The reciprocal primitive lattice has basis vectors: \begin{equation} \begin{pmatrix} \mathbf{b}_{\text{p}_1}\\ \mathbf{b}_{\text{p}_2}\\ \mathbf{b}_{\text{p}_3} \end{pmatrix} =2\pi \begin{pmatrix} \mathbf{a}_{\text{p}_1}\\ \mathbf{a}_{\text{p}_2}\\ \mathbf{a}_{\text{p}_3} \end{pmatrix}^{-\text{T}}, \end{equation} and we can obtain the basis vectors of the reciprocal superlattice as: \begin{equation} \begin{pmatrix} \mathbf{b}_{\text{s}_1}\\ \mathbf{b}_{\text{s}_2}\\ \mathbf{b}_{\text{s}_3} \end{pmatrix} = \begin{pmatrix} \bar{S}_{11}&\bar{S}_{12}&\bar{S}_{13}\\ \bar{S}_{21}&\bar{S}_{22}&\bar{S}_{23}\\ \bar{S}_{31}&\bar{S}_{32}&\bar{S}_{33} \end{pmatrix} \begin{pmatrix} \mathbf{b}_{\text{p}_1}\\ \mathbf{b}_{\text{p}_2}\\ \mathbf{b}_{\text{p}_3} \end{pmatrix}, \end{equation} where $\bar{S}_{ij}=(S^{-1})_{ji}$.

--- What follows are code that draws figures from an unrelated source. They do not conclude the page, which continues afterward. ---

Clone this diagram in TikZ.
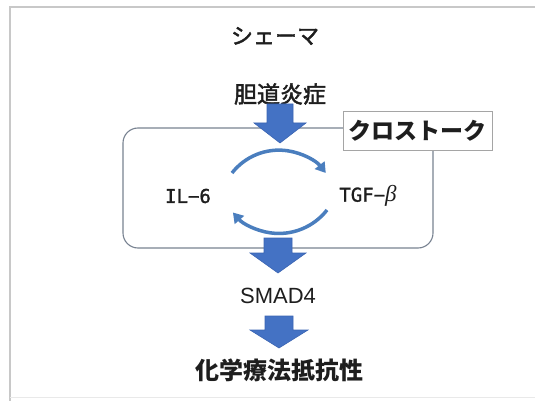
\documentclass[tikz,border=0pt]{standalone}
\usepackage{fontspec}
\setmainfont{Noto Sans CJK JP}
\newfontfamily\jpm[FakeBold=2]{Noto Sans CJK JP}
\newfontfamily\arialf{Liberation Sans}
\newfontfamily\monof[FakeBold=1.5]{DejaVu Sans Mono}
\newfontfamily\betaf{Liberation Serif}
\usetikzlibrary{arrows.meta}
\definecolor{blk}{RGB}{68,114,196}
\definecolor{blkedge}{RGB}{58,100,178}
\definecolor{arcblue}{RGB}{74,126,190}
\definecolor{boxgray}{RGB}{120,130,145}
\definecolor{framegray}{RGB}{200,200,200}
\definecolor{labelgray}{RGB}{165,165,165}
\definecolor{txt}{RGB}{30,30,30}
\newcommand\blkarrow[6]{% x, ytop, ybase, ytip, shaft half, head half
  \filldraw[fill=blk,draw=blkedge,line width=0.6pt]
    (#1-#5,#2) -- (#1+#5,#2) -- (#1+#5,#3) -- (#1+#6,#3) -- (#1,#4)
    -- (#1-#6,#3) -- (#1-#5,#3) -- cycle;}
\tikzset{
  jtext/.style={text=txt, inner sep=0pt},
  labelbox/.style={draw=labelgray, line width=1pt, fill=white, minimum width=149pt, minimum height=38pt, inner sep=0pt, text=txt},
  cycarrow/.style={draw=arcblue, line width=3.5pt, -{Triangle[length=10pt,width=12pt]}},
}
\begin{document}
\begin{tikzpicture}[x=1pt,y=-1pt]
\useasboundingbox (0,0) rectangle (535,401);
% frame
\draw[framegray, line width=1.5pt] (10,401) -- (10,7) -- (535,7);
\draw[framegray!40, line width=1pt] (10,397) -- (535,397);
% rounded crosstalk box
\draw[boxgray, line width=1.1pt, rounded corners=15pt] (123,128) rectangle (433,248);
% texts
\node[jtext, font=\jpm\fontsize{22}{26}\selectfont] (title) at (275,36) {シェーマ};
\node[jtext, font=\jpm\fontsize{23}{26}\selectfont] (cause) at (280,94) {胆道炎症};
\node[jtext, font=\monof\fontsize{19}{24}\selectfont] (il6) at (188,196) {IL−6};
\node[jtext, font=\monof\fontsize{19}{24}\selectfont] (tgf) at (368,196) {TGF−{\betaf\itshape\fontsize{23}{24}\selectfont β}};
\node[jtext, font=\arialf\fontsize{22}{26}\selectfont] (smad) at (278,296) {SMAD4};
\node[jtext, font=\bfseries\fontsize{24}{28}\selectfont] (res) at (279,370) {化学療法抵抗性};
\node[labelbox, font=\bfseries\fontsize{23}{26}\selectfont] (xtalk) at (417.5,131) {クロストーク};
% block arrows
\blkarrow{280}{104}{123}{143}{13}{26}
\blkarrow{278}{238}{253}{273}{14}{28}
\blkarrow{279}{316}{330}{348}{14}{29}
% cycle arrows between IL-6 and TGF-beta
\coordinate (topL) at (232,173);
\coordinate (botR) at (327,210);
\draw[cycarrow] (topL) arc[start angle=218, end angle=322, radius=59.5];
\draw[cycarrow] (botR) arc[start angle=38, end angle=139, radius=61];
\end{tikzpicture}
\end{document}
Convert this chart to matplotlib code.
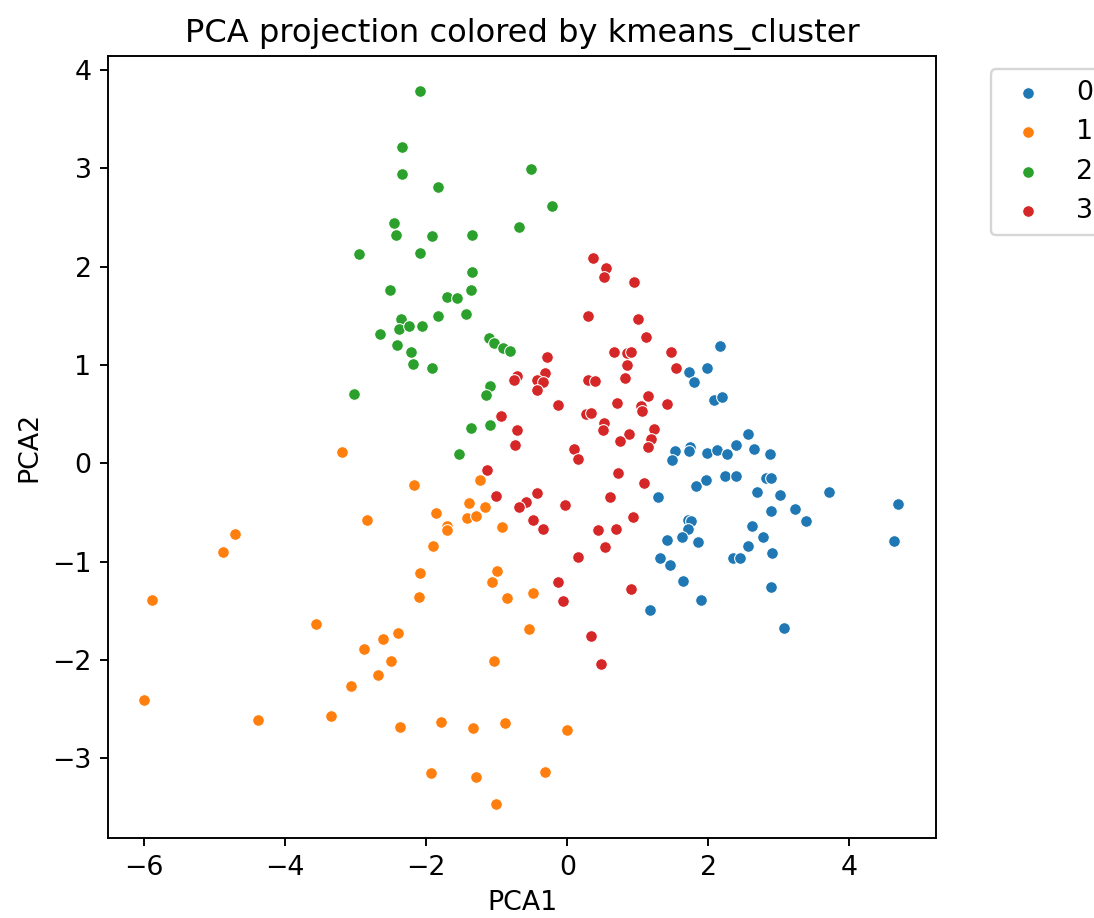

Any $\mathbf{k}$ point, for example one corresponding to a high-symmetry point in the irreducible Brillouin zone, can be written in fractional coordinates in terms of either the reciprocal primitive basis vectors, $(k_{\text{p}_1},k_{\text{p}_2},k_{\text{p}_3})$, or in terms of the reciprocal supercell basis vectors, $(k_{\text{s}_1},k_{\text{s}_2},k_{\text{s}_3})$. You can relate the two with: \begin{equation} \begin{pmatrix} k_{\text{s}_1}\\ k_{\text{s}_2}\\ k_{\text{s}_3} \end{pmatrix} = \begin{pmatrix} S_{11}&S_{12}&S_{13}\\ S_{21}&S_{22}&S_{23}\\ S_{31}&S_{32}&S_{33} \end{pmatrix} \begin{pmatrix} k_{\text{p}_1}\\ k_{\text{p}_2}\\ k_{\text{p}_3} \end{pmatrix}. \end{equation}

Example. Imagine you have an orthogonal primitive cell, and let the supercell be simply twice as large along the first direction compared to the primitive cell. In this example: \begin{equation} \mathbf{S}= \begin{pmatrix} 2&0&0\\ 0&1&0\\ 0&0&1 \end{pmatrix}. \end{equation} Now imagine that you consider a $\mathbf{k}$-point at the boundary of the irreducible Brillouin zone of the primitive cell, such that $(k_{\text{p}_1},k_{\text{p}_2},k_{\text{p}_3})=(\frac{1}{2},0,0)$. The same point in terms of the reciprocal supercell basis vectors becomes: \begin{equation} \begin{pmatrix} k_{\text{s}_1}\\ k_{\text{s}_2}\\ k_{\text{s}_3} \end{pmatrix} = \begin{pmatrix} 2&0&0\\ 0&1&0\\ 0&0&1 \end{pmatrix} \begin{pmatrix} \frac{1}{2}\\ 0\\ 0 \end{pmatrix} = \begin{pmatrix} 1\\ 0\\ 0 \end{pmatrix}. \end{equation} Conceptually, as we have doubled the size of the cell in real space along the first direction, the size of the supercell in reciprocal space halves along the same direction. Thus we need to go twice as far to get to the same point in reciprocal space.

As an additional comment, note that when you plot a band structure in a supercell, you will get band folding. In the example above where we double the size of the primitive cell, you will get twice as many bands at every $\mathbf{k}$ point.